My very closest friends, however, were of a different stripe.
Felix Lopez, a Puerto Rican orphan from the tenements and projects of East Harlem, was a high school dropout who’d been clever enough to let himself get caught in a minor act of controlled arson so that he could enter the safe haven of a home for juvenile delinquents. From there, via Vietnam and the GI Bill, he would graduate at the top of his class at the University of Michigan. Early struggles wouldn’t prevent Felix, a teddy bear with a huge heart, from committing himself to alleviating the suffering of others. If he hasn’t yet saved the world, he’s not done trying.
Born a member of the Mohawk nation, Drew Ryce, with his streety Spanish, could have passed for Latino, especially after he’d cut off his braids. He recounted tales of surviving a childhood on the streets of Chicago so close to hell that its fires burnished his accounts of that time with a sometimes unbelievable glow, or of how Yale had poached him from Harvard. He had a mind like an IBM mainframe, only much less predictable. He and Kevin would become very close, spending long hours talking music and old movies.
A Chicano from small-town New Mexico, Rudy Aragon spent six years in the air force as an intelligence officer, after which he had a very clear objective for his career in law: he was aiming for the top of a major law firm. George Keys, who had known Rudy since their U.S. Air Force Academy days, was similarly hell-bent on corporate success, determined to attain what had been denied his father as a black man living in the segregated southern town that was this nation’s capital.

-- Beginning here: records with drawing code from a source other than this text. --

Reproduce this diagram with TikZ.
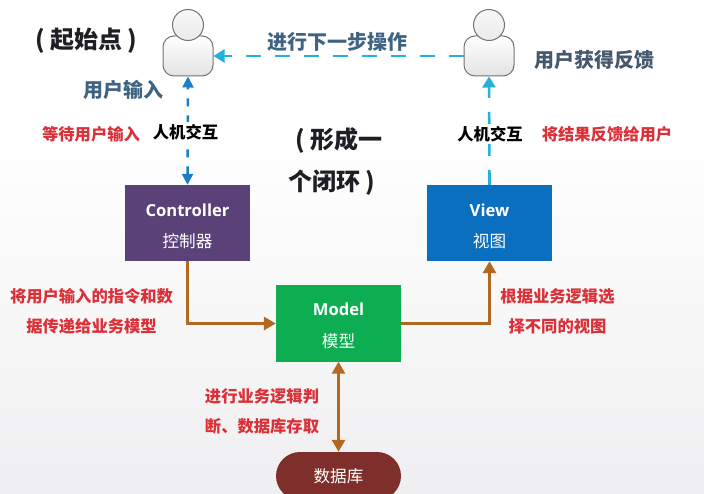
\documentclass[tikz,border=0pt]{standalone}
\usepackage{fontspec}
\setmainfont{Noto Sans CJK SC}
\newfontfamily\latinf{Open Sans}
\usetikzlibrary{arrows.meta,shapes.misc,positioning}
\definecolor{cPurple}{HTML}{5A4278}
\definecolor{cBlue}{HTML}{0B6FC0}
\definecolor{cGreen}{HTML}{0DAE52}
\definecolor{cBrown}{HTML}{7F2F2B}
\definecolor{cOrange}{HTML}{B4671F}
\definecolor{cCyan}{HTML}{22B2DC}
\definecolor{cArrowBlue}{HTML}{1A7FC6}
\definecolor{cRed}{HTML}{DC3038}
\definecolor{cSlate}{HTML}{3F6483}
\definecolor{cSlateDark}{HTML}{46586E}
\definecolor{cDark}{HTML}{1E1E24}
\definecolor{cBgEnd}{HTML}{EFEFF1}
\tikzset{
  box/.style={draw=none,minimum width=125pt,minimum height=76pt,inner sep=0pt,text=white,align=center,
    font=\fontsize{16.6}{31.5}\selectfont},
  redlabel/.style={text=cRed,align=center,inner sep=0pt,font=\fontsize{16.3}{30}\selectfont\bfseries},
  iact/.style={text=black,inner sep=2pt,fill=white,font=\fontsize{16.3}{20}\selectfont\bfseries},
  bigblack/.style={text=cDark,inner sep=0pt,anchor=west,font=\fontsize{24}{28}\selectfont\bfseries},
  slate/.style={text=cSlate,inner sep=0pt,font=\fontsize{20}{24}\selectfont\bfseries},
  body/.style={draw=black!55,line width=1pt,rounded corners=11pt,top color=white,bottom color=black!11,
    minimum width=50pt,minimum height=40pt,inner sep=0pt},
  head/.style={circle,draw=black!55,line width=1pt,top color=black!3,bottom color=black!8,
    minimum size=31pt,inner sep=0pt},
  dashcyan/.style={draw=cCyan,line width=2.6pt,dash pattern=on 15pt off 14pt,-{Triangle[length=11pt,width=13pt]}},
  dashblue/.style={draw=cArrowBlue,line width=2.4pt,dash pattern=on 8pt off 9pt,
    {Triangle[length=11pt,width=11pt]}-{Triangle[length=11pt,width=11pt]}},
  solidorange/.style={draw=cOrange,line width=2.8pt,-{Triangle[length=12pt,width=13pt]}},
}
\begin{document}
\begin{tikzpicture}[x=1pt,y=-1pt]
\useasboundingbox (0,0) rectangle (704,494);
\clip (0,0) rectangle (704,494);
\fill[white] (0,0) rectangle (704,130);
\shade[top color=white,bottom color=cBgEnd] (0,130) rectangle (704,494);

% users
\node[body] (ubodyL) at (188,56) {};
\node[head] (uheadL) at (188,25) {};
\node[body] (ubodyR) at (489,56) {};
\node[head] (uheadR) at (489,25) {};

% boxes
\node[box,fill=cPurple] (ctrl) at (187.5,223) {\rule{0pt}{19pt}{\latinf\bfseries Controller}\\控制器};
\node[box,fill=cBlue] (view) at (489.5,223) {\rule{0pt}{19pt}{\latinf\bfseries View}\\视图};
\node[box,fill=cGreen] (model) at (338.5,323.5) {\rule{0pt}{17pt}{\latinf\bfseries Model}\\模型};
\node[rounded rectangle,fill=cBrown,minimum width=125pt,minimum height=48pt,inner sep=0pt,text=white,
  font=\fontsize{16.6}{20}\selectfont] (db) at (338.5,476) {数据库};

% connectors
\draw[dashcyan] (ubodyR.west) -- (ubodyL.east) coordinate[midway] (hmid);
\node[text=cSlate,fill=white,inner sep=2pt,font=\fontsize{20}{24}\selectfont\bfseries] (next) at (337,42) {进行下一步操作};
\draw[dashblue] (ctrl.north) -- (ubodyL.south);
\node[iact] (iactL) at (185.5,132) {人机交互};
\draw[dashcyan] (view.north) -- (ubodyR.south);
\node[iact] (iactR) at (490,134) {人机交互};
\draw[solidorange] (ctrl.south) |- (model.west);
\draw[solidorange] (model.east) -| (view.south);
\draw[solidorange,{Triangle[length=12pt,width=13pt]}-{Triangle[length=12pt,width=13pt]}] (model.south) -- (db.north);

% labels
\node[bigblack] (start) at (35,41) {( 起始点 )};
\node[bigblack] (loop1) at (295,140) {( 形成一};
\node[bigblack] (loop2) at (288,183) {个闭环 )};
\node[slate] (uinput) at (123,90) {用户输入};
\node[slate,text=cSlateDark] (ufb) at (594.5,60) {用户获得反馈};
\node[redlabel] (wait) at (91,134) {等待用户输入};
\node[redlabel] (fb) at (607,134) {将结果反馈给用户};
\node[redlabel] (l1) at (91.5,311) {将用户输入的指令和数\\据传递给业务模型};
\node[redlabel] (l2) at (557.5,311) {根据业务逻辑选\\择不同的视图};
\node[redlabel] (l3) at (262,411) {进行业务逻辑判\\断、数据库存取};
\end{tikzpicture}
\end{document}
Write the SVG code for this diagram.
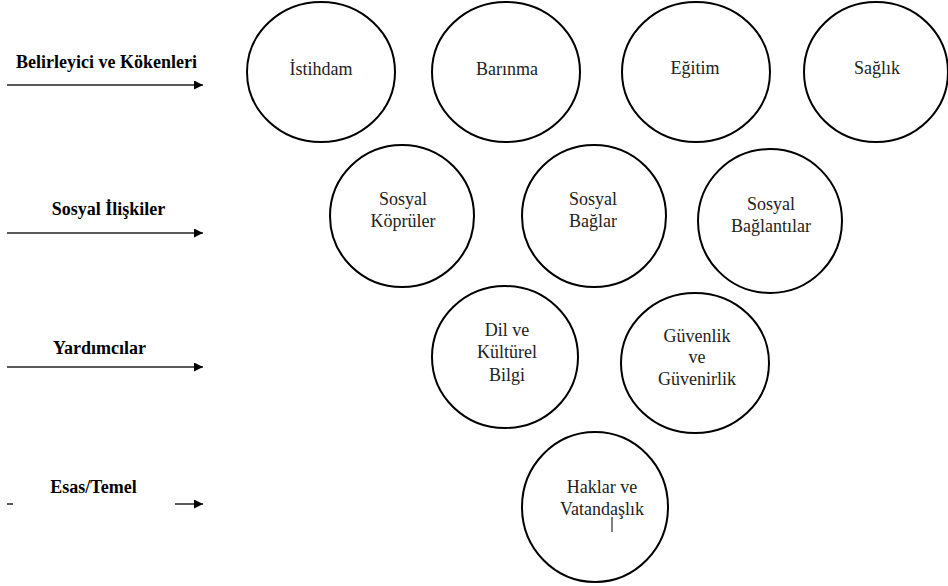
<svg xmlns="http://www.w3.org/2000/svg" width="948" height="586" viewBox="0 0 948 586">
<style>
.n{fill:#fff;stroke:#000;stroke-width:2}
.t{font-family:'Liberation Serif','Times New Roman',serif !important;font-size:18px;fill:#222;text-anchor:middle}
.l{font-family:'Liberation Serif','Times New Roman',serif;font-size:18px;font-weight:bold;fill:#000;text-anchor:middle}
.a{stroke:#222;stroke-width:1.5;fill:none}
</style>
<defs>
<marker id="ah" viewBox="0 0 10 10" refX="10" refY="5" markerWidth="9" markerHeight="9" markerUnits="userSpaceOnUse" orient="auto" preserveAspectRatio="none">
<path d="M0,0L10,5L0,10z" fill="#000"/>
</marker>
</defs>
<g id="labels" font-family="Liberation Serif, Times New Roman, serif">
<text class="l" x="106.5" y="68">Belirleyici ve Kökenleri</text>
<text class="l" x="108.5" y="215">Sosyal İlişkiler</text>
<text class="l" x="99.5" y="354">Yardımcılar</text>
<text class="l" x="93.5" y="493">Esas/Temel</text>
</g>
<g id="connectors">
<line class="a" x1="7" y1="85" x2="203" y2="85" marker-end="url(#ah)"/>
<line class="a" x1="7" y1="233" x2="203" y2="233" marker-end="url(#ah)"/>
<line class="a" x1="7" y1="367" x2="203" y2="367" marker-end="url(#ah)"/>
<line class="a" x1="7" y1="504" x2="13" y2="504"/>
<line class="a" x1="175" y1="504" x2="203" y2="504" marker-end="url(#ah)"/>
</g>
<g id="nodes" font-family="Liberation Serif, Times New Roman, serif">
<g id="n-istihdam"><ellipse class="n" cx="321" cy="72" rx="74" ry="70"/><text class="t" font-family="Liberation Serif" x="321" y="75">İstihdam</text></g>
<g id="n-barinma"><ellipse class="n" cx="506" cy="72" rx="74" ry="70"/><text class="t" font-family="Liberation Serif" x="507" y="75">Barınma</text></g>
<g id="n-egitim"><ellipse class="n" cx="696" cy="72" rx="74" ry="70"/><text class="t" font-family="Liberation Serif" x="695" y="74">Eğitim</text></g>
<g id="n-saglik"><ellipse class="n" cx="876" cy="72" rx="72" ry="70"/><text class="t" font-family="Liberation Serif" x="877" y="74">Sağlık</text></g>
<g id="n-kopruler"><ellipse class="n" cx="402" cy="216" rx="72" ry="71"/><text class="t" font-family="Liberation Serif" x="403" y="205">Sosyal</text><text class="t" font-family="Liberation Serif" x="403" y="227">Köprüler</text></g>
<g id="n-baglar"><ellipse class="n" cx="594" cy="216" rx="72" ry="71"/><text class="t" font-family="Liberation Serif" x="593" y="205">Sosyal</text><text class="t" font-family="Liberation Serif" x="593" y="227">Bağlar</text></g>
<g id="n-baglantilar"><ellipse class="n" cx="770" cy="221" rx="72" ry="72"/><text class="t" font-family="Liberation Serif" x="771" y="210">Sosyal</text><text class="t" font-family="Liberation Serif" x="771" y="232">Bağlantılar</text></g>
<g id="n-dil"><ellipse class="n" cx="505" cy="357" rx="73" ry="71"/><text class="t" font-family="Liberation Serif" x="507" y="336">Dil ve</text><text class="t" font-family="Liberation Serif" x="507" y="358">Kültürel</text><text class="t" font-family="Liberation Serif" x="507" y="381">Bilgi</text></g>
<g id="n-guvenlik"><ellipse class="n" cx="695" cy="363" rx="74" ry="70"/><text class="t" font-family="Liberation Serif" x="697" y="342">Güvenlik</text><text class="t" font-family="Liberation Serif" x="697" y="363">ve</text><text class="t" font-family="Liberation Serif" x="697" y="385">Güvenirlik</text></g>
<g id="n-haklar"><ellipse class="n" cx="595" cy="507" rx="73" ry="75"/><text class="t" font-family="Liberation Serif" x="602" y="493">Haklar ve</text><text class="t" font-family="Liberation Serif" x="602" y="515">Vatandaşlık</text><line x1="612" y1="517" x2="612" y2="532" stroke="#000" stroke-width="1"/></g>
</g>
</svg>
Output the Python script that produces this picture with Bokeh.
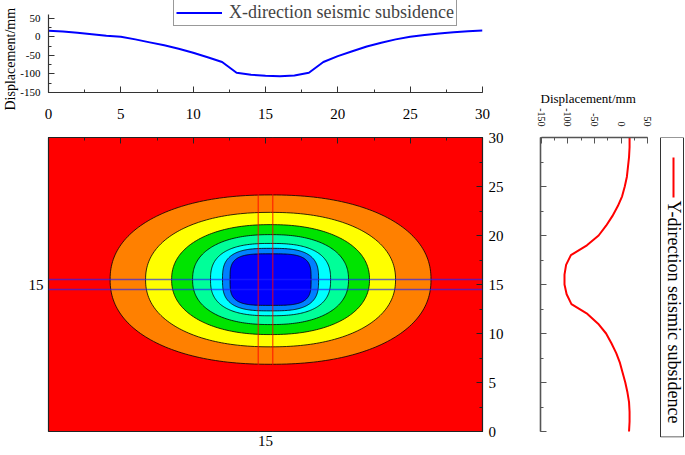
import math
import numpy as np
from bokeh.plotting import figure
from bokeh.models import (Range1d, SingleIntervalTicker, FixedTicker, LinearAxis, Legend, LegendItem,
                          Span, BoxAnnotation, Label, ColumnDataSource, NumeralTickFormatter, Title)
from bokeh.layouts import row, column
from bokeh.embed import file_html
from bokeh.resources import INLINE

FONT = "Liberation Serif"

# ---- data: X-direction profile (along x, at y = 15) ----
x_pos = list(range(0, 31))
x_disp = [16, 14, 11, 7, 3, 0, -7, -15, -23, -32, -43, -55, -68, -97, -102, -105,
          -106, -104, -97, -68, -52, -39, -26, -16, -7, 0, 5, 9, 12, 15, 17]

# ---- data: Y-direction profile (along y, at x = 15) ----
y_pos = list(range(0, 31))
y_disp = [15, 16, 16, 15, 12, 8, 3, -2, -9, -18, -28, -43, -63, -93, -102, -106,
          -106, -103, -94, -64, -42, -28, -16, -6, 2, 7, 11, 13, 15, 16, 16]

# ---- contour rings (outer -> inner) ----
ring_colors = ["#FF8000", "#FFFF00", "#00E400", "#00FF99", "#00FFFF", "#0080FF", "#0000FF"]
ring_half_w = [11.09, 8.64, 6.84, 5.39, 4.15, 3.32, 2.80]
ring_half_h = [8.64, 6.86, 5.61, 4.59, 3.69, 3.19, 2.63]
ring_power = [2.2, 2.2, 2.2, 2.3, 2.6, 3.0, 3.6]
center_x, center_y = 15.35, 15.5
background_level_color = "#FF0000"

section_x = [14.5, 15.5]
section_y = [14.5, 15.5]


def style_axis(ax, color, width, tick_in, minor_in):
    ax.axis_line_color = color
    ax.axis_line_width = width
    ax.major_tick_line_color = color if color else "#222222"
    ax.minor_tick_line_color = color if color else "#222222"
    ax.major_tick_in = tick_in
    ax.major_tick_out = 0
    ax.minor_tick_in = minor_in
    ax.minor_tick_out = 0
    ax.major_label_text_font = FONT
    ax.major_label_text_color = "black"
    ax.axis_label_text_font = FONT
    ax.axis_label_text_font_style = "normal"
    ax.axis_label_text_color = "black"


def hide_labels(ax):
    ax.major_label_text_font_size = "1px"
    ax.major_label_text_alpha = 0
    ax.major_label_standoff = 0


# ---------------- top profile ----------------
top = figure(frame_width=434, frame_height=92, min_border_left=48, min_border_right=36,
             min_border_top=0, min_border_bottom=36,
             x_range=Range1d(0, 30), y_range=Range1d(-150, 97.7),
             output_backend="svg", toolbar_location=None)
top.grid.visible = False
top.outline_line_color = None
top.xaxis.ticker = SingleIntervalTicker(interval=5, num_minor_ticks=2)
top.yaxis.ticker = SingleIntervalTicker(interval=50, num_minor_ticks=2)
top.yaxis.bounds = (-150, 60)
top.yaxis.formatter = NumeralTickFormatter(format="0")
style_axis(top.xaxis[0], "#333333", 1.2, 6, 3)
style_axis(top.yaxis[0], "#333333", 1.2, 6, 3)
top.xaxis.major_label_text_font_size = "15px"
top.xaxis.major_label_standoff = 16
top.yaxis.major_label_text_font_size = "11px"
top.yaxis.major_label_standoff = 8
top.add_layout(Title(text="Displacement/mm", align="left", offset=-18, standoff=0,
                     text_font=FONT, text_font_size="14px", text_font_style="normal",
                     text_color="black"), "left")

rx = top.line(x_pos, x_disp, line_color="#0000FF", line_width=2)
leg = Legend(items=[LegendItem(label="X-direction seismic subsidence", renderers=[rx])],
             location=(125, 66), padding=2, margin=0, spacing=0,
             glyph_width=46, glyph_height=17, label_height=17, label_standoff=7,
             label_text_font=FONT, label_text_font_size="18px",
             border_line_color="#333333", border_line_width=1,
             background_fill_color="white", background_fill_alpha=1)
top.add_layout(leg)

# ---------------- contour map ----------------
cont = figure(frame_width=434, frame_height=294, min_border_left=48, min_border_right=36,
              min_border_top=9, min_border_bottom=22,
              x_range=Range1d(0, 30), y_range=Range1d(0, 30),
              x_axis_location=None, y_axis_location=None,
              output_backend="svg", toolbar_location=None)
cont.grid.visible = False
cont.background_fill_color = background_level_color
cont.outline_line_color = "#222222"
cont.outline_line_width = 1.2

t = np.linspace(0, 2 * np.pi, 241)
xs, ys = [], []
for a, b, n in zip(ring_half_w, ring_half_h, ring_power):
    c, s = np.cos(t), np.sin(t)
    xs.append(list(center_x + a * np.sign(c) * np.abs(c) ** (2.0 / n)))
    ys.append(list(center_y + b * np.sign(s) * np.abs(s) ** (2.0 / n)))
src = ColumnDataSource(dict(xs=xs, ys=ys, color=ring_colors))
cont.patches("xs", "ys", source=src, fill_color="color", line_color="black",
             line_width=1, line_alpha=0.8)

for v in section_y:
    cont.add_layout(Span(location=v, dimension="width", line_color="#2020FF",
                         line_alpha=0.65, line_width=1.5))
for v in section_x:
    cont.add_layout(Span(location=v, dimension="height", line_color="#FF0000",
                         line_alpha=0.6, line_width=1.5))

ax_top = LinearAxis(ticker=SingleIntervalTicker(interval=5, num_minor_ticks=2))
style_axis(ax_top, None, 1, 6, 3)
hide_labels(ax_top)
cont.add_layout(ax_top, "above")

ax_right = LinearAxis(ticker=SingleIntervalTicker(interval=5, num_minor_ticks=2))
style_axis(ax_right, None, 1, 6, 3)
ax_right.major_label_text_font_size = "15px"
ax_right.major_label_standoff = 6
cont.add_layout(ax_right, "right")

ax_left = LinearAxis(ticker=FixedTicker(ticks=[15]))
style_axis(ax_left, None, 1, 0, 0)
ax_left.major_label_text_font_size = "15px"
ax_left.major_label_standoff = 5
cont.add_layout(ax_left, "left")

ax_bottom = LinearAxis(ticker=FixedTicker(ticks=[15]))
style_axis(ax_bottom, None, 1, 0, 0)
ax_bottom.major_label_text_font_size = "15px"
ax_bottom.major_label_standoff = 4
cont.add_layout(ax_bottom, "below")

# ---------------- side profile (with its rotated legend) ----------------
side = figure(title="Displacement/mm",
              frame_width=144, frame_height=300, min_border_left=22, min_border_right=0,
              min_border_top=137, min_border_bottom=16,
              x_range=Range1d(-151, 119), y_range=Range1d(-0.612, 30),
              x_axis_location="above", y_axis_location="left",
              output_backend="svg", toolbar_location=None)
side.title.align = "left"
side.title.offset = 0
side.title.standoff = 0
side.title.text_font = FONT
side.title.text_font_size = "13px"
side.title.text_font_style = "normal"
side.title.text_color = "black"
side.grid.visible = False
side.outline_line_color = None
side.xaxis.ticker = SingleIntervalTicker(interval=50, num_minor_ticks=2)
side.xaxis.bounds = (-150, 50)
side.xaxis.formatter = NumeralTickFormatter(format="0")
side.yaxis.ticker = SingleIntervalTicker(interval=5, num_minor_ticks=2)
side.yaxis.bounds = (0, 30)
style_axis(side.xaxis[0], "#555555", 1.6, 6, 3)
style_axis(side.yaxis[0], "#555555", 1.6, 6, 3)
hide_labels(side.yaxis[0])
side.xaxis.major_label_text_font_size = "10px"
side.xaxis.major_label_orientation = -math.pi / 2
side.xaxis.major_label_standoff = 11

side.line(y_disp, y_pos, line_color="#FF0000", line_width=2)

side.add_layout(BoxAnnotation(left=120, right=143, top=300, bottom=0.5,
                              left_units="screen", right_units="screen",
                              top_units="screen", bottom_units="screen",
                              fill_color="white", fill_alpha=0,
                              line_color="#333333", line_width=1, line_alpha=1))
side.add_layout(BoxAnnotation(left=132, right=134, top=280, bottom=240,
                              left_units="screen", right_units="screen",
                              top_units="screen", bottom_units="screen",
                              fill_color="#FF0000", fill_alpha=1, line_color=None))
side.add_layout(Label(x=133, y=237, x_units="screen", y_units="screen",
                      text="Y-direction seismic subsidence", angle=-math.pi / 2,
                      text_align="left", text_baseline="middle",
                      text_font=FONT, text_font_size="18px", text_color="black"))

layout = row(column(top, cont), side)
open("out.html", "w").write(file_html(layout, INLINE))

These compadres, whose concern and intelligence I could always count on, were the four older brothers I’d never had. Each remained acutely aware of the parallel universe, the other America, from which he had been beamed into New Haven. Each was worldly-wise beyond any experience of mine. They all called me “kid.” And that’s how I felt around them. When Kevin and I played host to them, the menu consisted of stretchable specialties I had recently mastered—soups, stews, spaghetti. But when it was Felix’s turn, he pulled out the stops with exotic offerings he’d picked up during his tour in Vietnam—summer rolls with peanut sauce, and a lemongrass-caramel chicken dish—and finished with a French apple galette. These guys even knew how to choose a bottle of wine and couldn’t have been nicer the one time I got drunk trying to keep up with them.